I’m of the generation for whom things were supposed to only get better. Tony Blair (via D:Ream) told us so in 1997, while before him Francis Fukuyama argued we were at the end of history, that western liberal democracy had won out.
Born at the tail end of the Cold War, alive — although I don’t remember it — when the Berlin Wall fell, during my 1990s childhood the world never felt especially unsafe. The conflicts of that era — Bosnia, say — were largely distant but contained, not things that impacted on your average north London child. Air travel may well have been stressful for adults, but not because of the necessity of endless security checks. In primary school I did a project on the EC, leaving me with an abiding picture of European nations joining together, not breaking apart.
At cheder we learnt about antisemitism and the Holocaust as historical fact, never as a contemporary issue. With grandparents there, Israel was always in the background (I vividly recall Rabin’s assassination), but other than being shocked by the counter-protest at the Wembley Israel’s 50th celebration, I absorbed little of the vitriol directed towards the Jewish state.
I spent my A Levels studying politics and being told that Britain had a stable two-party system, that the Northern Irish question was settled, that devolution meant Scotland and England could co-exist, and, most of all, that our political system guarded against extremism. There was the BNP, of course, but it was a joke, a monster under the bed, hardly a force to be reckoned with.
To an extent, 9/11, Iraq, the second intifada and then 7/7 shattered some of my complacency; to an extent growing up did. Politics certainly got murkier as I entered my teens, not least when we looked across the Atlantic.

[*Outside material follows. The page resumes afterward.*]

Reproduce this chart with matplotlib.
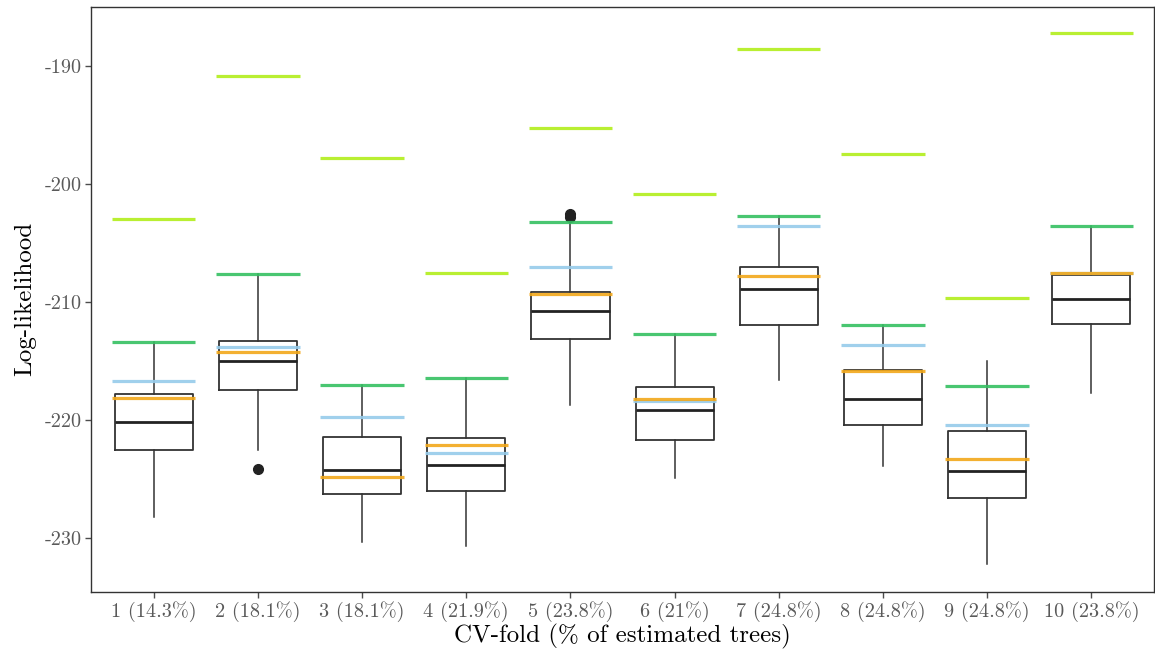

Yet even while waters were stormy on the foreign front, overall it still felt things were indeed getting better for Britain and beyond. In 2005 the world was going to make poverty history, not make history repeat itself. There was Obama’s election and everything it represented, and, while New Labour collapsed, socially liberal politics didn’t; the Lib Dems made it into government and progressive, centrist ideology seemed to be on the ascendant.
On campus, we were elated about the future. We demonstrated in favour of free speech rather than shutting down contentious ideas for fear of offence. Social media was billed as our generation’s magic formula to unlock opportunity; technology was supposed to break boundaries and solve intractable problems.
It’s easy to be rose-tinted; the 1990s and early noughties were far from perfect even from the privileged perch of a western liberal democracy. Iraq was immensely divisive; as I graduated we careened into the worst recession in decades and opened the doors to an austerity agenda that continues to cause misery. It’s been more than a decade since the Middle East has felt anywhere close to peace.
Yet, and call me too cocooned to notice, for my first quarter century or so, it really felt like things were going in the right direction. When the 2012 Olympics opened, it felt as if the battle of ideas was being won.
It doesn’t today. Things just feel angrier and the time for moderation seems to be over.
The internet no longer feels like a platform for possibility, but a home for prejudice and misogyny. Politicians thrive on discord, not consensus. Leave aside the global terror threat, or Russian interference, Brexit has torn Britain asunder; Trump’s election has done the same in the US and extremism appears to be thriving left and right, not just in already unstable countries but in places Fukuyama suggested were done deals. Israel’s government seems to be moving ever further from democracy; in Syria, the carnage continues.
So here’s the question. Was it a blip? Was it a blip that fanaticism couldn’t thrive in Europe, that technology could be a force for good, that Russia and the West weren’t archenemies? Was it a blip that governments could solve problems rather than just sling mud? Was the globalised, interconnected, tolerant world of my adolescence not, indeed, the start of the end of history, but an anomaly?
And, as a Jew, was it a blip that we felt secure and accepted? I’ve always scoffed at claims history could repeat itself in Europe, and I still feel that way, but then again, growing up in the 1990s, I could never have imagined attending a demonstration against antisemitism at the heart of UK politics.
So was it merely an aberration? Or does every generation go through this feeling?